As far as to Ferrara there was no sign of deviation from the direct line in our road, and the company was well enough. We had a Swiss family in the car with us to Padua, and they told us how they were going home to their mountains from Russia, where they had spent nineteen years of their lives. They were mother and father and only daughter and the last, without ever having seen her ancestral country, was so Swiss in her yet childish beauty, that she filled the morning twilight with vague images of glacial height, blue lake, snug chalet, and whatever else of picturesque there is in paint and print about Switzerland. Of course, as the light grew brighter these images melted away, and left only a little frost upon the window-pane.
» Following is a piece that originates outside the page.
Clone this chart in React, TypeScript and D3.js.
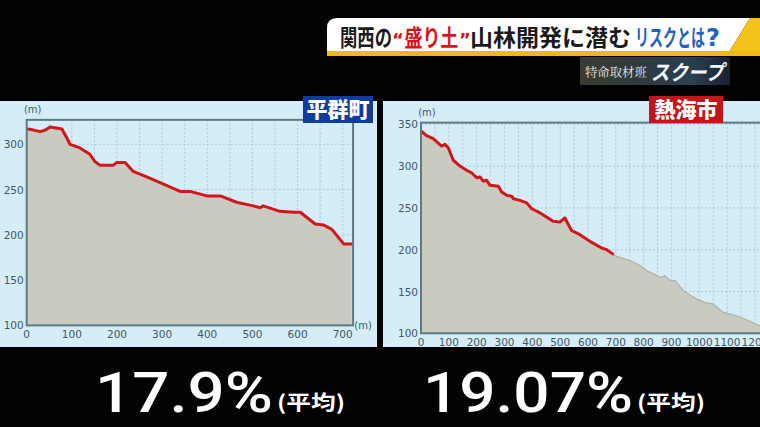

The mother was restively anxious at nearing her country, and told us every thing of its loveliness and happiness. Nineteen years of absence had not robbed it of the poorest charm, and I hope that seeing it again took nothing from it. We said how glad we should be if we were as near America as she was to Switzerland. "America!" she screamed; "you come from America! Dear God, the world is wide - the world is wide!" The thought was so paralyzing that it silenced the fat little lady for a moment, and gave her husband time to express his sympathy with us in our war, which he understood perfectly well. He trusted that the revolution to perpetuate slavery must fail, and he hoped that the war would soon end, for it made cotton very dear.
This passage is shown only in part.